Faut-il payer ses salariés pour démissionner ?
23 nov. 2023
5min
Mise en place par le géant Amazon voilà près de dix ans, « The Offer » permet aux employés de quitter leur poste moyennant une prime de 1 000$ minimum. L’objectif ? Ne conserver que les salariés les plus investis. Une démarche synonyme de coup de génie ou d’ineptie ? Décryptage.
Non, il ne s’agit pas d’un nouveau TV show américain. « The Offer » est une invention du titan Amazon, appliquée à toutes ses antennes dans le monde. Depuis 2015, en France, les salariés en CDI peuvent ainsi démissionner « en échange d’une prime pouvant aller jusqu’à 8 000 euros en fonction de leur ancienneté, explique une porte-parole du groupe. Il s’agit d’accompagner ceux qui ont des projets personnels ou envie de faire autre chose avec un soutien financier. »

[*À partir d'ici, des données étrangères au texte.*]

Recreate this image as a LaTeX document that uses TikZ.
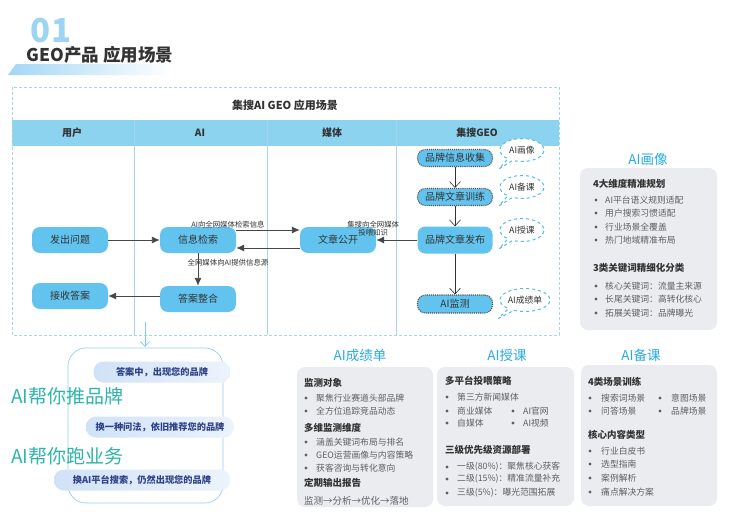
\documentclass[tikz,border=0pt]{standalone}
\usepackage{fontspec}
\setmainfont{Noto Sans CJK SC}
\usetikzlibrary{arrows.meta,positioning,shapes.callouts}
\definecolor{laneLine}  {RGB}{165,212,236}
\definecolor{headBand}  {RGB}{140,211,240}
\definecolor{flowBlue}  {RGB}{ 98,196,238}
\definecolor{inkDark}   {RGB}{ 51, 51, 51}
\definecolor{tagBlue}   {RGB}{ 41,171,226}
\definecolor{panelGray} {RGB}{235,236,239}
\definecolor{itemGray}  {RGB}{ 95, 95,100}
\definecolor{brandTeal} {RGB}{ 46,180,170}
\definecolor{pillText}  {RGB}{ 45, 65,135}
\definecolor{pillLeft}  {RGB}{208,226,248}
\definecolor{pillRight} {RGB}{236,243,252}
\definecolor{bigOne}    {RGB}{140,205,242}

\begin{document}
\begin{tikzpicture}[x=1pt,y=-1pt,
    flow/.style={rectangle,rounded corners=8pt,fill=flowBlue,text=inkDark,
      font=\fontsize{10}{12}\selectfont,minimum width=76pt,minimum height=26pt,inner sep=1pt},
    geo/.style={flow,draw=inkDark!85,densely dotted,line width=1.1pt,
      minimum width=75pt,minimum height=17pt},
    bubble/.style={ellipse callout,draw=tagBlue!80,dashed,line width=1pt,fill=white,
      text=inkDark,font=\fontsize{8.8}{9}\selectfont,minimum width=44pt,minimum height=23pt,
      inner sep=0pt},
    lbl/.style={font=\fontsize{7.4}{8.4}\selectfont,text=inkDark,inner sep=1pt,align=center},
    arr/.style={-{Latex[length=8pt,width=7pt]},line width=0.9pt,draw=inkDark!90},
    varr/.style={-{Straight Barb[length=6pt,width=11pt]},line width=0.6pt,draw=inkDark},
    lanehead/.style={font=\fontsize{10}{11}\selectfont\bfseries,text=inkDark},
    ptitle/.style={font=\fontsize{13.5}{14}\selectfont,text=tagBlue},
    phead/.style={anchor=west,inner sep=0pt,font=\fontsize{9.5}{10}\selectfont\bfseries,text=inkDark},
    pitem/.style={anchor=west,inner sep=0pt,font=\fontsize{8.8}{9}\selectfont,text=itemGray},
    pill/.style={rectangle,rounded corners=10pt,left color=pillLeft,right color=pillRight,
      minimum height=21pt,text=pillText,font=\fontsize{9.2}{10}\selectfont\bfseries},
    bigtag/.style={anchor=west,inner sep=0pt,font=\fontsize{19}{20}\selectfont,text=brandTeal}]
  \useasboundingbox (0,0) rectangle (750,520);
  \fill[white] (0,0) rectangle (750,520);

  % page heading
  \node[font=\fontsize{33}{33}\selectfont\bfseries,text=bigOne!85] (numOne) at (51,31) {01};
  \shade[left color=bigOne!80,right color=white] (16,64) -- (172,64) -- (168,75) -- (8,75) -- cycle;
  \node[anchor=west,font=\fontsize{17.5}{18}\selectfont\bfseries,text=inkDark] (pageTitle) at (23,55) {GEO产品 应用场景};

  % swimlanes
  \fill[headBand] (12,120) rectangle (559,146);
  \draw[laneLine,densely dashed,line width=0.6pt] (12,87) rectangle (559,335);
  \foreach \xx in {134,267,396}{
    \draw[laneLine,line width=0.6pt] (\xx,120) -- (\xx,335);
  }
  \node[lanehead,font=\fontsize{11}{12}\selectfont\bfseries] (laneTitle) at (285,105) {集搜AI GEO 应用场景};
  \node[lanehead] (hUser)  at (72,133)  {用户};
  \node[lanehead] (hAI)    at (200,133) {AI};
  \node[lanehead] (hMedia) at (332,133) {媒体};
  \node[lanehead] (hGeo)   at (477,133) {集搜GEO};

  % flow nodes
  \node[flow] (wenti)   at (70,240)  {发出问题};
  \node[flow] (jiansuo) at (198,240) {信息检索};
  \node[flow] (gongkai) at (338,240) {文章公开};
  \node[flow] (jieshou) at (70,296)  {接收答案};
  \node[flow] (zhenghe) at (198,299) {答案整合};

  \node[geo]  (shouji)  at (455,158) {品牌信息收集};
  \node[geo]  (xunlian) at (455,197) {品牌文章训练};
  \node[flow,minimum width=75pt,minimum height=27pt] (fabu) at (455,240) {品牌文章发布};
  \node[geo,minimum height=18pt] (jiance) at (455,304) {AI监测};

  \node[bubble,callout relative pointer={(-11pt,-9pt)}] (bHx) at (522,150) {AI画像};
  \node[bubble,callout relative pointer={(-11pt,-9pt)}] (bBk) at (522,187) {AI备课};
  \node[bubble,callout relative pointer={(-11pt,-9pt)}] (bSk) at (522,230) {AI授课};
  \node[bubble,minimum width=50pt,callout relative pointer={(-13pt,-9pt)}] (bCj) at (525,300) {AI成绩单};

  % connectors
  \draw[arr] (wenti) -- (jiansuo);
  \draw[arr] ([yshift=10pt]jiansuo.east) -- node[lbl,above,xshift=-40pt] {AI向全网媒体检索信息} ([yshift=10pt]gongkai.west);
  \draw[arr] ([yshift=-8pt]gongkai.west) -- ([yshift=-8pt]jiansuo.east);
  \draw[arr] (jiansuo) -- node[lbl,pos=0.28,xshift=30pt] {全网媒体向AI提供信息源} (zhenghe);
  \draw[arr] (zhenghe.west |- jieshou.east) -- (jieshou.east);
  \draw[arr] (fabu) -- node[lbl,pos=1,above=2pt,xshift=-3pt] {集搜向全网媒体\\投喂知识} (gongkai);
  \draw[varr] (shouji) -- (xunlian);
  \draw[varr] (xunlian) -- (fabu);
  \draw[varr] (fabu) -- (jiance);

  % brand promise block
  \coordinate (dropTop) at (145,322);
  \coordinate (dropEnd) at (145,347);
  \draw[laneLine!90!tagBlue,rounded corners=18pt,line width=0.7pt] (68,348) rectangle (223,503);
  \draw[-{Straight Barb[length=5pt,width=9pt]},laneLine!70!tagBlue,line width=0.7pt] (dropTop) -- (dropEnd);
  \node[pill,minimum width=137pt] (pillA) at (162,372) {答案中，出现您的品牌};
  \node[pill,minimum width=148pt] (pillB) at (160,427) {换一种问法，依旧推荐您的品牌};
  \node[pill,minimum width=176pt] (pillC) at (142,480) {换AI平台搜索，仍然出现您的品牌};
  \node[bigtag] (tagPush) at (11,396) {AI帮你推品牌};
  \node[bigtag] (tagRun)  at (11,456) {AI帮你跑业务};

  % AI画像 panel
  \node[ptitle] (tHx) at (648,159) {AI画像};
  \fill[panelGray,rounded corners=8pt] (580,168) rectangle (717,330);
  \node[phead] (hHxA) at (593,184) {4大维度精准规划};
  \foreach \txt/\yy [count=\i] in {AI平台语义规则适配/200,用户搜索习惯适配/213,行业场景全覆盖/227,热门地域精准布局/240}{
    \fill[itemGray] (596,\yy) circle[radius=1.7pt];
    \node[pitem] (hxa\i) at (605,\yy) {\txt};
  }
  \node[phead] (hHxB) at (593,268) {3类关键词精细化分类};
  \foreach \txt/\yy [count=\i] in {核心关键词：流量主来源/286,长尾关键词：高转化核心/299,拓展关键词：品牌曝光/313}{
    \fill[itemGray] (596,\yy) circle[radius=1.7pt];
    \node[pitem] (hxb\i) at (605,\yy) {\txt};
  }

  % AI成绩单 panel
  \node[ptitle] (tCj) at (360,355) {AI成绩单};
  \fill[panelGray,rounded corners=8pt] (297,367) rectangle (433,507);
  \node[phead] (hCjA) at (304,383) {监测对象};
  \foreach \txt/\yy [count=\i] in {聚焦行业赛道头部品牌/398,全方位追踪竞品动态/411}{
    \fill[itemGray] (306,\yy) circle[radius=1.7pt];
    \node[pitem] (cja\i) at (316,\yy) {\txt};
  }
  \node[phead] (hCjB) at (304,428) {多维监测维度};
  \foreach \txt/\yy [count=\i] in {涵盖关键词布局与排名/442,GEO运营画像与内容策略/455,获客咨询与转化意向/468}{
    \fill[itemGray] (306,\yy) circle[radius=1.7pt];
    \node[pitem] (cjb\i) at (316,\yy) {\txt};
  }
  \node[phead] (hCjC) at (304,483) {定期输出报告};
  \node[pitem,font=\fontsize{9.5}{10}\selectfont] (cjFlow) at (304,501) {监测→分析→优化→落地};

  % AI授课 panel
  \node[ptitle] (tSk) at (507,355) {AI授课};
  \fill[panelGray,rounded corners=8pt] (437,367) rectangle (574,506);
  \node[phead] (hSkA) at (445,381) {多平台投喂策略};
  \foreach \txt/\xx/\yy [count=\i] in {第三方新闻媒体/447/397,商业媒体/447/411,AI官网/513/411,自媒体/447/423,AI视频/513/423}{
    \fill[itemGray] (\xx,\yy) circle[radius=1.7pt];
    \node[pitem] (ska\i) at (\xx+10,\yy) {\txt};
  }
  \node[phead] (hSkB) at (445,450) {三级优先级资源部署};
  \foreach \txt/\yy [count=\i] in {{一级(80\%)：聚焦核心获客}/467,{二级(15\%)：精准流量补充}/479,{三级(5\%)：曝光范围拓展}/493}{
    \fill[itemGray] (447,\yy) circle[radius=1.7pt];
    \node[pitem] (skb\i) at (457,\yy) {\txt};
  }

  % AI备课 panel
  \node[ptitle] (tBk) at (641,355) {AI备课};
  \fill[panelGray,rounded corners=8pt] (581,365) rectangle (717,506);
  \node[phead] (hBkA) at (588,382) {4类场景训练};
  \foreach \txt/\xx/\yy [count=\i] in {搜索词场景/590/398,意图场景/660/398,问答场景/590/411,品牌场景/660/411}{
    \fill[itemGray] (\xx,\yy) circle[radius=1.7pt];
    \node[pitem] (bka\i) at (\xx+11,\yy) {\txt};
  }
  \node[phead] (hBkB) at (588,435) {核心内容类型};
  \foreach \txt/\yy [count=\i] in {行业白皮书/451,选型指南/464,案例解析/478,痛点解决方案/492}{
    \fill[itemGray] (590,\yy) circle[radius=1.7pt];
    \node[pitem] (bkb\i) at (601,\yy) {\txt};
  }
\end{tikzpicture}
\end{document}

Cette prime n’est, cependant, pas proposée à tous les salariés. Trois conditions doivent être remplies : être en CDI depuis 1 an minimum, avoir un projet professionnel par la suite et être conscient de la portée de sa démission. Elle possède également un cadre temporel : les salariés peuvent en bénéficier entre le 23 janvier et le 5 février, la période succédant au pic d’activité de Noël et aux entretiens de fin d’année. Sachant que la prime est d’autant plus importante, selon la participation des salariés aux « peaks » de fin d’année.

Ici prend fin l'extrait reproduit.